Une presse écrite, mais peu lue : Bonjour tristesse!

Un mien ami, grand habitué des espaces publics casablancais (cafés, salles de cinéma…) me fit la remarque suivante, l’autre jour, tard d’une soirée ramadanienne tranquille : «le jeune vendeur de journaux n’est plus passé depuis quelques jours…personne ne lui achète de journal. Il a certainement renoncé à faire sa tournée nocturne ; les gens sont connectés en direct aux événements ; ils n’ont plus besoin d’intermédiaire». En effet entre le récepteur et le journal il y a désormais, un écran.

Traditionnellement saison faste de la lecture, ramadan était un mois béni pour les médias (la télé avec son tunnel publicitaire autour du ftour, et les journaux avec les retrouvailles avec un lectorat avide de dossiers consistants). Tout laisse croire que c’est désormais une image du passé. Ramadan vient confirmer une tendance lourde. La situation de la presse écrite au Maroc n’est pas très luisante. Les bilans périodiques relevés par les sociétés de distribution et  les informations qui circulent sont très inquiétants, notamment en termes de chiffres globaux des ventes ou du taux  de pénétration. Nous détenons le taux le plus bas du monde arabe.

Rien à voir bien sûr avec ce qui se passe dans les pays développés, ni encore plus grave avec des pays qui nous sont proches de par les traditions culturelles et linguistiques, comme l’Algérie et la Tunisie. Ce qui rend ces chiffres plus alarmants c’est que le pays est en train de vivre une période socio-politique palpitante, susceptible normalement de favoriser  le développement de la «lecture citoyenne» qui devrait se traduire par une explosion des chiffres de vente de la presse écrite. Il faut rappeler à ce propos que les périodes de transition démocratique sont propices au débat et le journal est le vecteur de l’échange d’opinion. L’expérience démocratique contemporaine et l’expérience révolutionnaire du XIXème siècle nous ont fourni des exemples probants à ce propos. Au point que tout progrès démocratique est tributaire de l’existence d’une presse libre.

Alors pourquoi cela ne fonctionne pas au Maroc ? Certes, de temps en temps des titres font des percées et réalisent des scores intéressants. D’abord, cela reste relatif. C’est le cas de certains journaux qui, à coup de titres sensationnels, parviennent à des chiffres qui sortent de la moyenne habituelle, mais cela reste focalisé autour du microcosme et de l’axe Casa /Rabat. En fait, le véritable indicateur qui est pris en considération dans les statistiques internationales reste celui des quotidiens en langue arabe. Leurs chiffres sont révélateurs de l’état du lectorat en profondeur. Et là, la situation n’est guère réjouissante. Les chiffres accumulés dénotent un retard énorme. Les prouesses réalisées ponctuellement ne s’inscrivent nullement dans une tendance.
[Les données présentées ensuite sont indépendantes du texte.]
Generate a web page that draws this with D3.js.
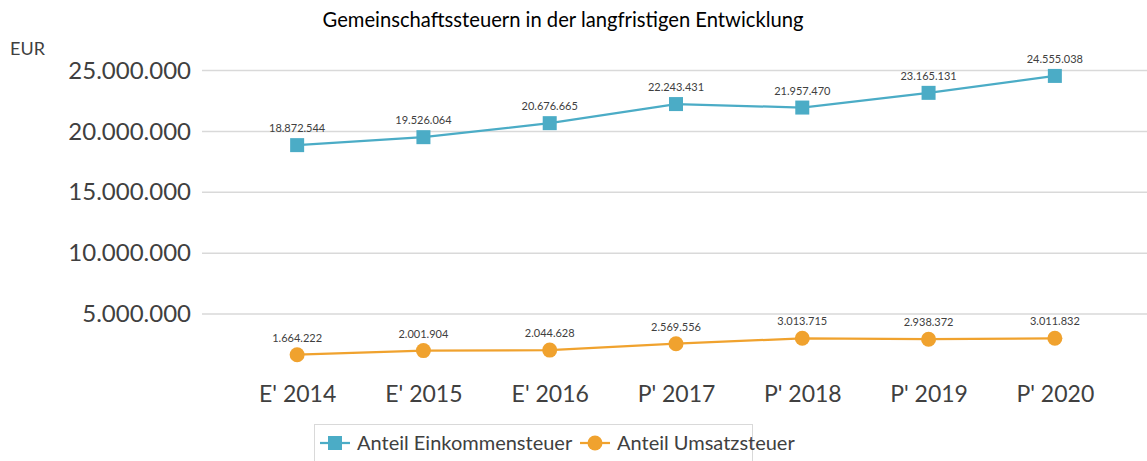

Pourquoi alors une telle situation ? D’un point de vue académique, on a abordé à plusieurs reprises la question pour souvent s’arrêter  sur certains points et ainsi on a recensé les facteurs intervenant d’une manière négative comme le taux d’analphabétisme, le niveau de vie, la liberté d’expression, l’absence de traditions de lecture, le manque de professionnalisme… Mais aujourd’hui, sociologiquement comme politiquement, on peut dire que de nombreux facteurs cités ont connu une évolution positive sans que cela aboutisse à  la constitution d’un large lectorat pour les journaux marocains. On cite aussi et de plus en plus la concurrence des médias électroniques. La révolution numérique a bouleversé le schéma traditionnel de la circulation de l’information.

Peut-être tout simplement que la balle se retrouve dans les camps des journaux eux-mêmes qui doivent trouver les moyens d’accompagner cette mutation, d’aller à la reconquête de ce public potentiel qui est là et qui n’attend qu’à être séduit et convaincu. Séduit, car aujourd’hui tout passe par la forme qui doit s’inspirer de l’esprit du temps; convaincu par la qualité et la pertinence du contenu. En fait, il s’agit d’un processus qui intègre aussi le lecteur qui doit acquérir de nouveaux comportements. Le lecteur nouveau, c’est essentiellement un lecteur fidèle qui, le matin, dans son kiosque, refait son geste quotidien en achetant son journal. Un geste libérateur de l’addiction de  la pratique dominante où il reste scotché à son Smartphone : recevant un flux ininterrompu de signes qui s’accumulent sans distance  ni esprit critique.